MINNEAPOLIS -- The Minnesota Vikings finally found some offensive firepower three weeks into the season, but a day that featured a breakout performance by rookie receiver Justin Jefferson (7 catches, 175 yards) and a career-high day for running back Dalvin Cook was spoiled by a 55-yard field goal, resulting in a 31-30 loss to the Tennessee Titans.
According to Elias, the Vikings are the first team in NFL history to have one player record 175 rushing yards and another record 175 receiving yards in the same game.
The Vikings are off to their first 0-3 start since the 2013 season and have back-to-back road games coming up in Houston and Seattle.
Late-game collapse: The 2020 season is going to be a long one for the Vikings' defense, which allowed 444 yards, including 119 yards rushing to Derrick Henry. That ties the sixth-most yards put up on a defense coached by Mike Zimmer.
Minnesota was in bend-don't-break territory throughout the first two quarters, holding Tennessee to nine points at the half, but gave up big pass plays, including gains of 38, 44 and 61 yards that allowed for a shootout to ensue. The Vikings were again in the red in time of possession (28:28) because of the defense struggling to get off the field in the second half and the offense sputtering late in the game.
"We had those explosive plays," Vikings linebacker Eric Kendricks said. "They landed us, I think, it was inside the 5 a couple times. It's hard to play defense when you're backed up on the 1-yard line, 2-yard line. We have to limit the explosives."
Minnesota couldn't overcome three turnovers, and the last drive for the offense with 1:44 left down by one, which Zimmer called a "complete disaster," was especially painful. Starting at their own 25-yard line, the Vikings were bailed out by a roughing-the-passer penalty and given a fresh set of downs. However, after the penalty Kirk Cousins threw an incomplete pass, fumbled the snap for a 14-yard loss, threw another incomplete pass and then an interception on his final play of the game.

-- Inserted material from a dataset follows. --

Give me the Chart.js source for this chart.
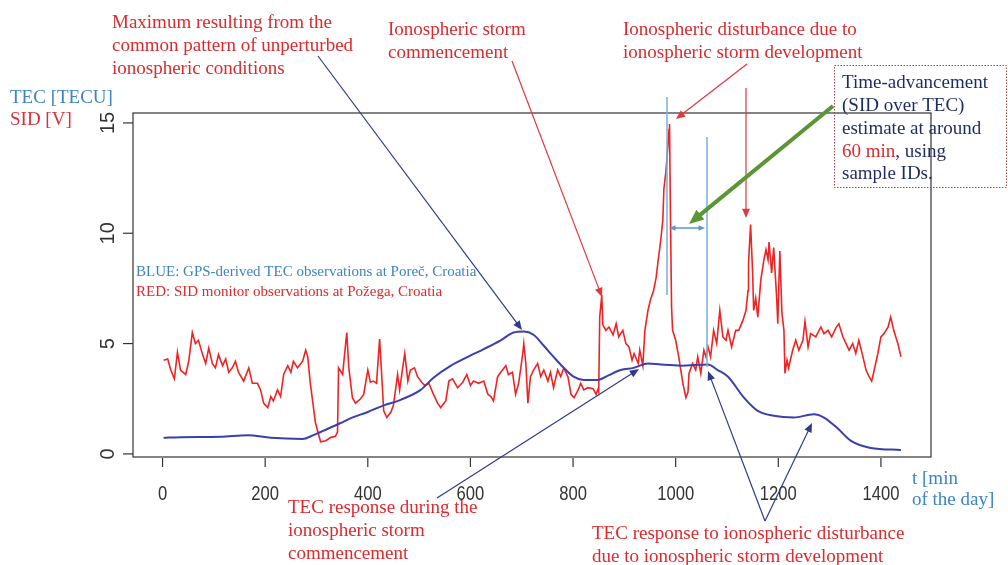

"The thing I have to figure out right now is ... how to [get] this team to understand what's causing them to lose," Zimmer said. "We come out at the start of the second half by throwing an interception. They kick a field goal. We give up a big play on defense. The last possession, when you've got a chance to go down and win the game with a field goal, is a complete disaster. But those are the things that are causing us to lose, and until I can figure out a way to get it through their -- we've got a 1-yard run and we get a block in the back and now it's first-and-20. Things like that, that the good teams don't do."
Silver lining? The one positive Minnesota can take away from this loss is how strong the offense performed for most of the game.
Cousins struggled to connect with any of his playmakers outside of Adam Thielen in Weeks 1 and 2. While the Pro Bowl receiver helped the Vikings build up a first-half lead off a 16-yard touchdown, Cousins' connection with Jefferson set up that score (a 31-yard reception while lined up outside) and seemingly broke the game open. Jefferson's first NFL touchdown went for 71 yards in the third quarter, but he wasn't alone.
Minnesota leaned heavily on Cook, who rushed for a career-high 181 yards and the team's first touchdown. The Vikings' go-ahead score in the fourth quarter came when Cousins found tight end Kyle Rudolph in the back of the end zone. Uncovered, Rudolph made a leaping one-handed catch with his left arm, his third one-handed receiving touchdown since the start of last season. No other player has more than one in that same time frame, according to ESPN Stats & Information.
"Just to see the opportunities that we left on the field and the big plays that we made on the field. It's a bright future," Jefferson said. "We just need to figure it out. Just some things that we're doing that are not right and we're making critical errors in the game, especially late in the game. We just need to fix it. We're 0-3. We need to start winning some games and get back on track."